→ **Stored rows**
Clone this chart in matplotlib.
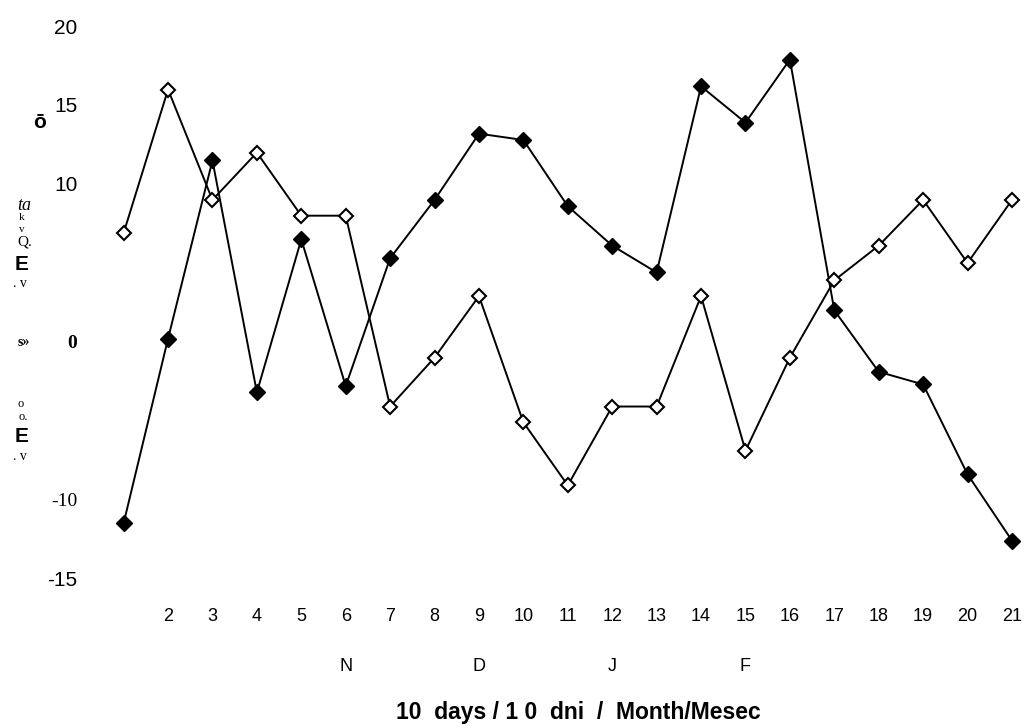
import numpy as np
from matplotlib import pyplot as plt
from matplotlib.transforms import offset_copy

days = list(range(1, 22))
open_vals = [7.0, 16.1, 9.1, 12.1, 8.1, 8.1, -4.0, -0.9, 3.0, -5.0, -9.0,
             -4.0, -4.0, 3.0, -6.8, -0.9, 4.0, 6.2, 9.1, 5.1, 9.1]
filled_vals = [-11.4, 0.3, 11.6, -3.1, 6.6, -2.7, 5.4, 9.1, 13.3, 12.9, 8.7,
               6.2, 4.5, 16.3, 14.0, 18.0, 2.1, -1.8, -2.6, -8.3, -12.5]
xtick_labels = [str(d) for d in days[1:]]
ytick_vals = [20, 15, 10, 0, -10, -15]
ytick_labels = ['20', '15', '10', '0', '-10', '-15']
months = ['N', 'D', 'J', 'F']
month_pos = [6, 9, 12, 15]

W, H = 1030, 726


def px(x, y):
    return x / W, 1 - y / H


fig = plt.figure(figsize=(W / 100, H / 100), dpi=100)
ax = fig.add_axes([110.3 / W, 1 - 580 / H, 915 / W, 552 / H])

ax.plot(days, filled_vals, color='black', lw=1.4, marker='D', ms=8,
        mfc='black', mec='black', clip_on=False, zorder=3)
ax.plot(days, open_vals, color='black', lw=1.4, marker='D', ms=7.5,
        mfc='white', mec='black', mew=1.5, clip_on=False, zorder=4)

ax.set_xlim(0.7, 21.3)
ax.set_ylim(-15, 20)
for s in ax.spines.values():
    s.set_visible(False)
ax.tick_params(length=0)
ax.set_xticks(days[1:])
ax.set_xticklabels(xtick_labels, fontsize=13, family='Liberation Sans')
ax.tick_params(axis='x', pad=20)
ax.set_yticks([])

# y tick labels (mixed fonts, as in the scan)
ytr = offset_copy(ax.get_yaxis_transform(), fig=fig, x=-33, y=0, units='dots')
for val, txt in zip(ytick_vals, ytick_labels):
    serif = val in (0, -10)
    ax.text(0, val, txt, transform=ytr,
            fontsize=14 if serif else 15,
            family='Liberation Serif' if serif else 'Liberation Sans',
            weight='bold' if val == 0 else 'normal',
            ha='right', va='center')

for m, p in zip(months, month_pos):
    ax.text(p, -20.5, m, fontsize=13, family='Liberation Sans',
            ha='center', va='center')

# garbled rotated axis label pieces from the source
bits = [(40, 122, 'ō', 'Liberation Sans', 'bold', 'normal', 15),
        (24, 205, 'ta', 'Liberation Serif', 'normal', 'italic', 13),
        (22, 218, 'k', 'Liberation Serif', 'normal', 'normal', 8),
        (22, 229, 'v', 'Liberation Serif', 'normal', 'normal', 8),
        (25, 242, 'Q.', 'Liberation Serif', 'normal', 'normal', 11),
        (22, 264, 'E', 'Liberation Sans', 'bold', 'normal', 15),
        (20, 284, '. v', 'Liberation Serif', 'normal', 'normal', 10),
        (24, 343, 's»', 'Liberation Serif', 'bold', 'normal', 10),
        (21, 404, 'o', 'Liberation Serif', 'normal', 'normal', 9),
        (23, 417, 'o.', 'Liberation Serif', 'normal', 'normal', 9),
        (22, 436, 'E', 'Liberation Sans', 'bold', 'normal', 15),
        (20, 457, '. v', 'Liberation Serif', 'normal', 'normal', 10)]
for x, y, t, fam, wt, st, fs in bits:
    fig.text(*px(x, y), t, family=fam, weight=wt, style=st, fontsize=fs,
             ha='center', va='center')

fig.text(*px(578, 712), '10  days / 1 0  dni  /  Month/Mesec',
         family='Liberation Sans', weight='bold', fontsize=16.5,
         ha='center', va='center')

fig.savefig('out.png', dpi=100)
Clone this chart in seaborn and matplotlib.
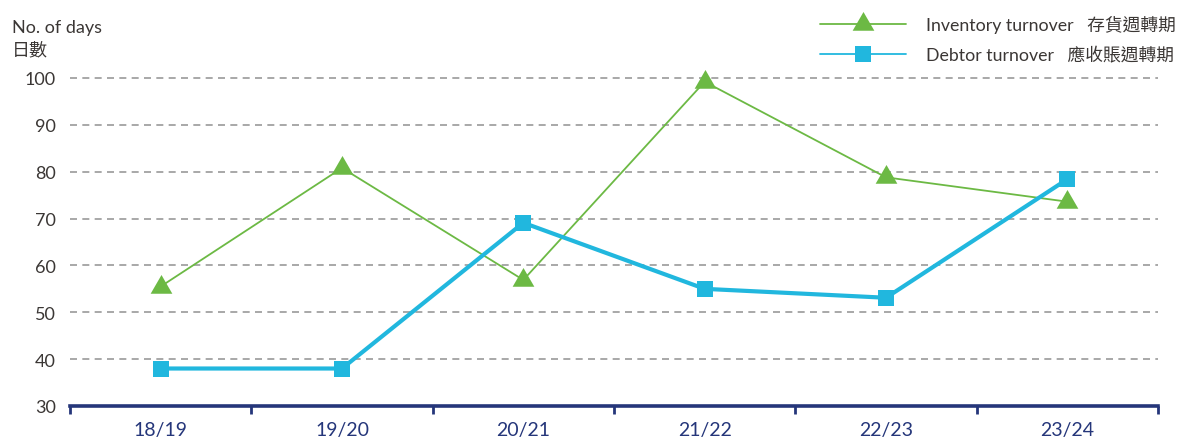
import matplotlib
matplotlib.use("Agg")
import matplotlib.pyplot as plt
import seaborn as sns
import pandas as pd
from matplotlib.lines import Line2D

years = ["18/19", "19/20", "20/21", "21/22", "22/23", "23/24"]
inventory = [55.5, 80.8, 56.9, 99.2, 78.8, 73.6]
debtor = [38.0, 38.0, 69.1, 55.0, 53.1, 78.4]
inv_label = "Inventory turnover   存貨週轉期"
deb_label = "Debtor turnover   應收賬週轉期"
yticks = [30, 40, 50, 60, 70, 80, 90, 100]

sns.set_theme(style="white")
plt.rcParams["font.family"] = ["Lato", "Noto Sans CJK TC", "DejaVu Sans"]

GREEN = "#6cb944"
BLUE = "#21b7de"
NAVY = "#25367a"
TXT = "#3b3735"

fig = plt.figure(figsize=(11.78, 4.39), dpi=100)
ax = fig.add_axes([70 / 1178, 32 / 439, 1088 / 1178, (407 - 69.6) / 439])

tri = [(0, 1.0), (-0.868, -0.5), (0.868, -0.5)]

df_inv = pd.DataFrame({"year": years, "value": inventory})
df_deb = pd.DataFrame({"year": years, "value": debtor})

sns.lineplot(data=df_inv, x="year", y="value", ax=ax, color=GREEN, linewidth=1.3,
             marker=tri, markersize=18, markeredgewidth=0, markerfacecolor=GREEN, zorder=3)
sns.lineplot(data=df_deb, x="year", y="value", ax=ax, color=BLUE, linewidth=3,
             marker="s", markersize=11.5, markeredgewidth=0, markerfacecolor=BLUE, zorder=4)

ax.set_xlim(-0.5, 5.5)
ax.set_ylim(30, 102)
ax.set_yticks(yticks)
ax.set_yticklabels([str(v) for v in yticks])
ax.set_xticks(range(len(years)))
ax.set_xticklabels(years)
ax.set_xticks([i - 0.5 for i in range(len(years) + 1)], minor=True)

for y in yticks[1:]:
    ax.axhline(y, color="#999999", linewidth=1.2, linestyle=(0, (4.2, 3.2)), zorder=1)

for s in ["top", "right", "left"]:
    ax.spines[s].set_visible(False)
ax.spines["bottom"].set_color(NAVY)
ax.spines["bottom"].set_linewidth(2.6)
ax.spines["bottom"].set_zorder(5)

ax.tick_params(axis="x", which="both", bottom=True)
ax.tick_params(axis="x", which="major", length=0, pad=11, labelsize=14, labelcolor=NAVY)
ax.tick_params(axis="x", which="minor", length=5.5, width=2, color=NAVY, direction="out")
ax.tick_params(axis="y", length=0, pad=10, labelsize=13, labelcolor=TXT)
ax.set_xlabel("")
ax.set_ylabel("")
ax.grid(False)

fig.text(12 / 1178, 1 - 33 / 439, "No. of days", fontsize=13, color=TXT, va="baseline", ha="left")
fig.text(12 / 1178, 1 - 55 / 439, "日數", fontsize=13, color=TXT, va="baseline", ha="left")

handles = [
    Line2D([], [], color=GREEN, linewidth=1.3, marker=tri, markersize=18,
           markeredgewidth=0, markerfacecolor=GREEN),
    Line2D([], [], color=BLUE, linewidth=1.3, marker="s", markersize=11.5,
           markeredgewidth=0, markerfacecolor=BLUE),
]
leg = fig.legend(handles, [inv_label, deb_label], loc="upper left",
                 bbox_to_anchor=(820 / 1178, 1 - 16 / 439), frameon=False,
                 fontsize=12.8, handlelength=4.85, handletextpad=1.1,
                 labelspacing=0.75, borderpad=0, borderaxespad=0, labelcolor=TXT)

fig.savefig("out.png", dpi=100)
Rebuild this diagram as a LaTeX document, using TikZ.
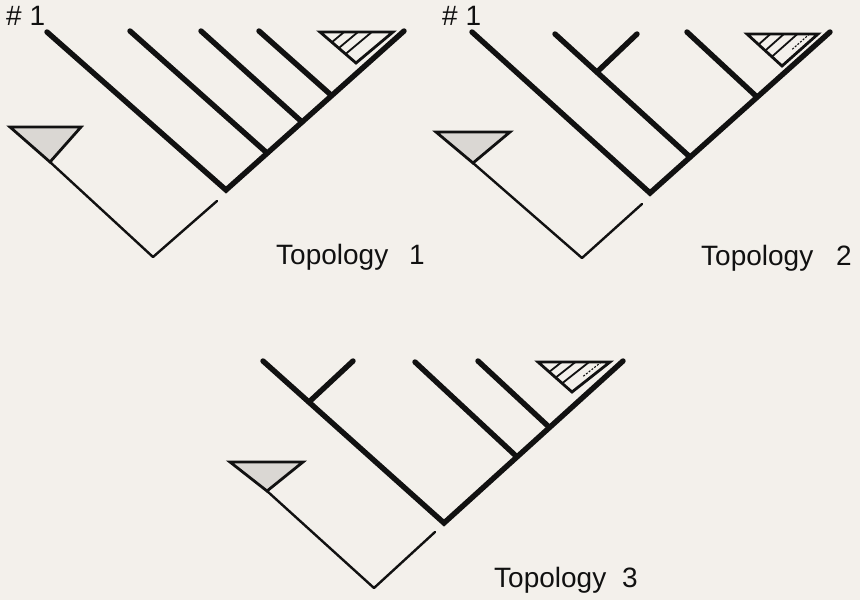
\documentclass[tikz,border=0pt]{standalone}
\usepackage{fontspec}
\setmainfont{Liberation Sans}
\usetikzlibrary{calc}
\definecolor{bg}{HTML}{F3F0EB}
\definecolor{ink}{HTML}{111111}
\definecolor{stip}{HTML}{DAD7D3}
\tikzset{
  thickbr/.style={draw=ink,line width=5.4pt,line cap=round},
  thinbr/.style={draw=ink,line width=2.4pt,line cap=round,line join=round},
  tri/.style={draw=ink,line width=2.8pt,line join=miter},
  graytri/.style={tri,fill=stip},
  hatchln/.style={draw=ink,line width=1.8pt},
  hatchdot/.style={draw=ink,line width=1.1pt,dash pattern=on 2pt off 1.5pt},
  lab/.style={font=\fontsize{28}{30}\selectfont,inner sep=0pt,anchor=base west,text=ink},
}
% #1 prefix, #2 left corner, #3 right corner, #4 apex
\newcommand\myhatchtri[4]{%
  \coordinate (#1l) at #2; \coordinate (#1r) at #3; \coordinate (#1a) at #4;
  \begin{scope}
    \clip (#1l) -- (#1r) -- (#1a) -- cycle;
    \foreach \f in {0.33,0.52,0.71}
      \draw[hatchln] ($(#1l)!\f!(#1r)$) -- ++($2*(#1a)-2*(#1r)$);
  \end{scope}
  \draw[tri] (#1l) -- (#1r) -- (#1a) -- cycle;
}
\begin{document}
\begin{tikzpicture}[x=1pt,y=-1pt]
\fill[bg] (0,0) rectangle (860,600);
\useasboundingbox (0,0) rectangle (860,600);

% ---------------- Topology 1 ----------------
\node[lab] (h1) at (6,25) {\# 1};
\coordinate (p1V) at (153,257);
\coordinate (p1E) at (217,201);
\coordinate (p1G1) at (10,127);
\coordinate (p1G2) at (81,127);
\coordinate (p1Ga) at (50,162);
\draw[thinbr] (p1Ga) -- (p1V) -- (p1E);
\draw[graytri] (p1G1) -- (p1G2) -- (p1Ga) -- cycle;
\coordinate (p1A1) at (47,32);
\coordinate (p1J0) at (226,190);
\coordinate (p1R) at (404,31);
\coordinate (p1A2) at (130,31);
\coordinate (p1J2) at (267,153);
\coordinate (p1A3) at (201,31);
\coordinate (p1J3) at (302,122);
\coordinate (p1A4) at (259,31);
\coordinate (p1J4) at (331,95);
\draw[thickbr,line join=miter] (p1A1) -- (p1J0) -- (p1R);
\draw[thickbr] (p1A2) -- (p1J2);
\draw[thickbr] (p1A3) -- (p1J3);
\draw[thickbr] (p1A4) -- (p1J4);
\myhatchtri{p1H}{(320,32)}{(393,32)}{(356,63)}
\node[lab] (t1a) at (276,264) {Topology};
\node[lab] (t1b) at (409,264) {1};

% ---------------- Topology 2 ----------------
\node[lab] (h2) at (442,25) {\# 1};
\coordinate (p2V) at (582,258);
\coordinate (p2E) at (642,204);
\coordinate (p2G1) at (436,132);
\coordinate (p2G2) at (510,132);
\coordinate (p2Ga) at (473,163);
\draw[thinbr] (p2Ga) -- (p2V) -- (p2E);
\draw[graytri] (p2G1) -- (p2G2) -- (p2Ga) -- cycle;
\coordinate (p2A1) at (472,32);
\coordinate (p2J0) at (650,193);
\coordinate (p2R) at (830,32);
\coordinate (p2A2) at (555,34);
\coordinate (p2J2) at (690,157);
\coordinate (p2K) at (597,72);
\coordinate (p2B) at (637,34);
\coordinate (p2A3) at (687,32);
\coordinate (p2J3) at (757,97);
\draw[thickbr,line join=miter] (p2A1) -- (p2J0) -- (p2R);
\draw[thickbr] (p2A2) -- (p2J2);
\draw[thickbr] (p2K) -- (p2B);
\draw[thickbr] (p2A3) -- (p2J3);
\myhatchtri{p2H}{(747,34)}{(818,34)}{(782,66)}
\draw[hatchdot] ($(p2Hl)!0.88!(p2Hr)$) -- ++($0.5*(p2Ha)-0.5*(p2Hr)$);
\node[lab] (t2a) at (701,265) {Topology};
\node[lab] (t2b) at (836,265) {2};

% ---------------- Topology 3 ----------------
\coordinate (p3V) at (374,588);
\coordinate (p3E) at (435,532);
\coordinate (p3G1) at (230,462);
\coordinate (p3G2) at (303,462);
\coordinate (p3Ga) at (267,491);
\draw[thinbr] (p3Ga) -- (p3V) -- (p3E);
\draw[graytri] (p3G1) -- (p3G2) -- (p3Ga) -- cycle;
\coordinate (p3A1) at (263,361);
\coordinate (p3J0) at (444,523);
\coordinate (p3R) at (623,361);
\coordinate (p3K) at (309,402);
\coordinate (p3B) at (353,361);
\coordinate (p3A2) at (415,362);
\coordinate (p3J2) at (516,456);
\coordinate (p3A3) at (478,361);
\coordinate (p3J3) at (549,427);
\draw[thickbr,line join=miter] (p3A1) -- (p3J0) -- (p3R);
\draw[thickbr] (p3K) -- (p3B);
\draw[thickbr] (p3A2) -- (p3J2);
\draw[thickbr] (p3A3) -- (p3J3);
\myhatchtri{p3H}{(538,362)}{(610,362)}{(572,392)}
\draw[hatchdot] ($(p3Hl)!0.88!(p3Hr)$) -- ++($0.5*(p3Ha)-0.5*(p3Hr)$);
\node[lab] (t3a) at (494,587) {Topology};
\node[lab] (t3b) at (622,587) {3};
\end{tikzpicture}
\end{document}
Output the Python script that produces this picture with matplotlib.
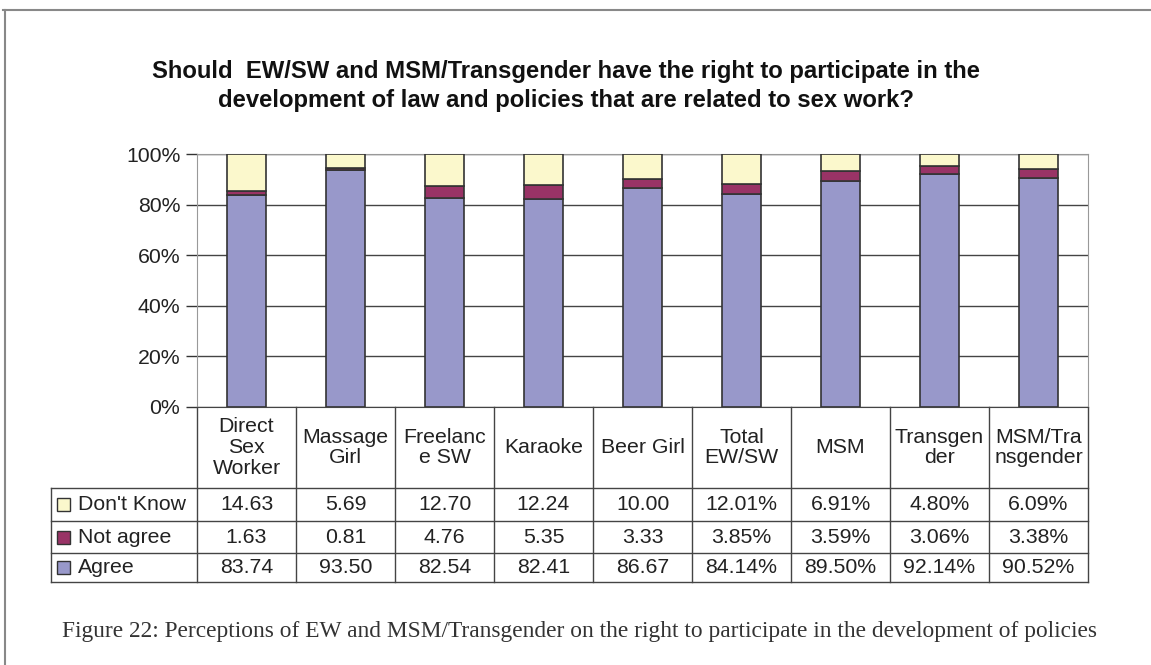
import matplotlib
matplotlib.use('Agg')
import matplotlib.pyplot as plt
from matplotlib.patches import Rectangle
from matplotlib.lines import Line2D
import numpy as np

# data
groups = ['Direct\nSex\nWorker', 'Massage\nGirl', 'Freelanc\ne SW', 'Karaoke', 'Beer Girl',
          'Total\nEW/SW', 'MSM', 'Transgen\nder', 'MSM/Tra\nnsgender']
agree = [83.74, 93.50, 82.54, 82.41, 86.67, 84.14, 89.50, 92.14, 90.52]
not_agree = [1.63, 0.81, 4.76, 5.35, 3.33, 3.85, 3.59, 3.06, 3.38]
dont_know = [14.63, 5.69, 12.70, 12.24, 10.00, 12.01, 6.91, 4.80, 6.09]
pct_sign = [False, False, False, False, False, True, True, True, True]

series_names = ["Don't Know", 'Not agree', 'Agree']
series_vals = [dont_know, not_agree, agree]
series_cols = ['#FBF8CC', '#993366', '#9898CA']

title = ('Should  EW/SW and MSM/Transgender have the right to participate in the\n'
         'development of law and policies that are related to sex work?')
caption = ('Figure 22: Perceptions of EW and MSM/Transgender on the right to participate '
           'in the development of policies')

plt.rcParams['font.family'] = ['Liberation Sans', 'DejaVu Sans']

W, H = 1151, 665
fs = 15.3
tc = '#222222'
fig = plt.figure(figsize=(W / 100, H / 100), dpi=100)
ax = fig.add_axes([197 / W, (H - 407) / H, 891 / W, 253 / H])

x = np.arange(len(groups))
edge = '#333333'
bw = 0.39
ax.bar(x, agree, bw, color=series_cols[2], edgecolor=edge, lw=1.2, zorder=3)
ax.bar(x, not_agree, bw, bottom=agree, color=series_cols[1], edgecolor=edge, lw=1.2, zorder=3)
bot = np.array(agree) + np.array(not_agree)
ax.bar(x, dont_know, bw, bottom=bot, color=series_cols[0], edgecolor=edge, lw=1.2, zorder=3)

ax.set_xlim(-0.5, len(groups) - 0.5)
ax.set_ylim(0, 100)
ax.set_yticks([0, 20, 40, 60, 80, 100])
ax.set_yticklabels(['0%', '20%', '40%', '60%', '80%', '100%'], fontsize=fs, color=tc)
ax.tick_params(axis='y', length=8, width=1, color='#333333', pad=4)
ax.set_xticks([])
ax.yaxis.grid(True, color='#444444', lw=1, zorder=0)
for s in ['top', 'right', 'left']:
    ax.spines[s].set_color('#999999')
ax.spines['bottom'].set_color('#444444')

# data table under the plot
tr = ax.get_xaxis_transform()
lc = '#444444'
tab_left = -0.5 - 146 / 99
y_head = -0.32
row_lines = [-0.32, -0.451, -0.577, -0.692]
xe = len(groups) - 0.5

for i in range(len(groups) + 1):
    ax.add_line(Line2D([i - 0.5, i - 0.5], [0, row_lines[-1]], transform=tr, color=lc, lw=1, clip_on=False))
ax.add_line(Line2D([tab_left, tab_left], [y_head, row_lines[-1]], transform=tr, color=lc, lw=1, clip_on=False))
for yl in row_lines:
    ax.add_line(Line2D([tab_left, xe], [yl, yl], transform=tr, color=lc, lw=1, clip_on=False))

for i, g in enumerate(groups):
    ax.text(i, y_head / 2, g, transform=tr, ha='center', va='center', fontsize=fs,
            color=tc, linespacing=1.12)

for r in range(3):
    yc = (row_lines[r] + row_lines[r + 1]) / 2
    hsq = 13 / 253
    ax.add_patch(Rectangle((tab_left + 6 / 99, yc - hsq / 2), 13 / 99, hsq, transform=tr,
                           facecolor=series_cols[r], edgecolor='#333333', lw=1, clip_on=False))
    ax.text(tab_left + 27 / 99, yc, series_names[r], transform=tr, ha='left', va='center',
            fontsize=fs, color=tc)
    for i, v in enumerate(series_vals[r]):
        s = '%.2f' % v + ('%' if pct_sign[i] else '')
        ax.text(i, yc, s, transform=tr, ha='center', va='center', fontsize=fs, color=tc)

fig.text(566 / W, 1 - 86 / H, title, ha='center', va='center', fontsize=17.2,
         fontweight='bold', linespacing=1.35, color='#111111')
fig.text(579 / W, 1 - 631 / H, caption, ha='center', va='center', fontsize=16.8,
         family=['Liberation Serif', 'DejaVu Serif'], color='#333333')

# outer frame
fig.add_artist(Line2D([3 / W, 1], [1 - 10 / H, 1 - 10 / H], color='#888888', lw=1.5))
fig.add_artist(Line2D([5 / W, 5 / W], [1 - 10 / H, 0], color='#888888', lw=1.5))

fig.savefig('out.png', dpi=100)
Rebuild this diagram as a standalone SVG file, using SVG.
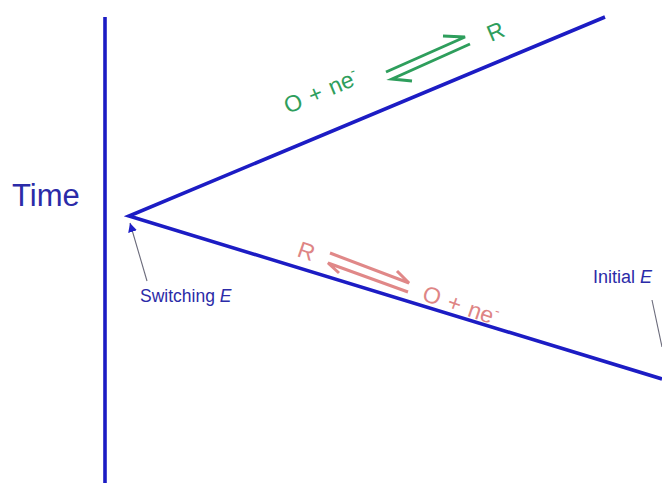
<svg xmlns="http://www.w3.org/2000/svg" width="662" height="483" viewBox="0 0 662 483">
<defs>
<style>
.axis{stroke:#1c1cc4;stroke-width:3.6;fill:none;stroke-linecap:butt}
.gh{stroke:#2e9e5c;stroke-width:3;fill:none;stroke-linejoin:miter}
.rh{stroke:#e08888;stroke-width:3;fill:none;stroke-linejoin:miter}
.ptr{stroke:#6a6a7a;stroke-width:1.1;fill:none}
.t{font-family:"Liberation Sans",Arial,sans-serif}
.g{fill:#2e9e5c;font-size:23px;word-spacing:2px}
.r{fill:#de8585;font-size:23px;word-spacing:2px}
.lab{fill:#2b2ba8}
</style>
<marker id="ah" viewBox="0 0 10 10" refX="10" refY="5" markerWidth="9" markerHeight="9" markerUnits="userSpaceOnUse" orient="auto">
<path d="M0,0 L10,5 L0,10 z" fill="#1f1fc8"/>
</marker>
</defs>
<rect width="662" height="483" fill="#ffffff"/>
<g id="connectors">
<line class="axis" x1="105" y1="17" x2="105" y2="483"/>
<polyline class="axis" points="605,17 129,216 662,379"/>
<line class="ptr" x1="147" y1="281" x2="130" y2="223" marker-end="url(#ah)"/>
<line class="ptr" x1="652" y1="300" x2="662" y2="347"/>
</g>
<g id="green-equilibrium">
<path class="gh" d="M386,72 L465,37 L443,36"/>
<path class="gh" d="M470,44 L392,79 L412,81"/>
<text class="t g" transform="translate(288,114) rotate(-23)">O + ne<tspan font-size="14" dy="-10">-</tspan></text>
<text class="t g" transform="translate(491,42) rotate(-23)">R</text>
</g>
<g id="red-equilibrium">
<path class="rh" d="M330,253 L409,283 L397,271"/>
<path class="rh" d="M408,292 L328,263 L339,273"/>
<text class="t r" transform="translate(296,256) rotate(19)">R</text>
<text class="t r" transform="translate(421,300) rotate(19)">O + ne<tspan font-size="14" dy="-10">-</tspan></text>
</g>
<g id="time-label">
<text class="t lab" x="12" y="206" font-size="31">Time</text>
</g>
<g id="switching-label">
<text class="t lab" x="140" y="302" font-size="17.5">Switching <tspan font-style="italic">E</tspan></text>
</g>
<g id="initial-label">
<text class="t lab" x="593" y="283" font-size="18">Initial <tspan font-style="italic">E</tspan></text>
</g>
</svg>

→ **Work instructions**
Could the lines from the top of the material through the line with "from matplotlib.transforms import offset_copy" be repeated exactly, pictures left out?

→ **Response to the task**
Clone this chart in matplotlib.
import numpy as np
from matplotlib import pyplot as plt
from matplotlib.transforms import offset_copy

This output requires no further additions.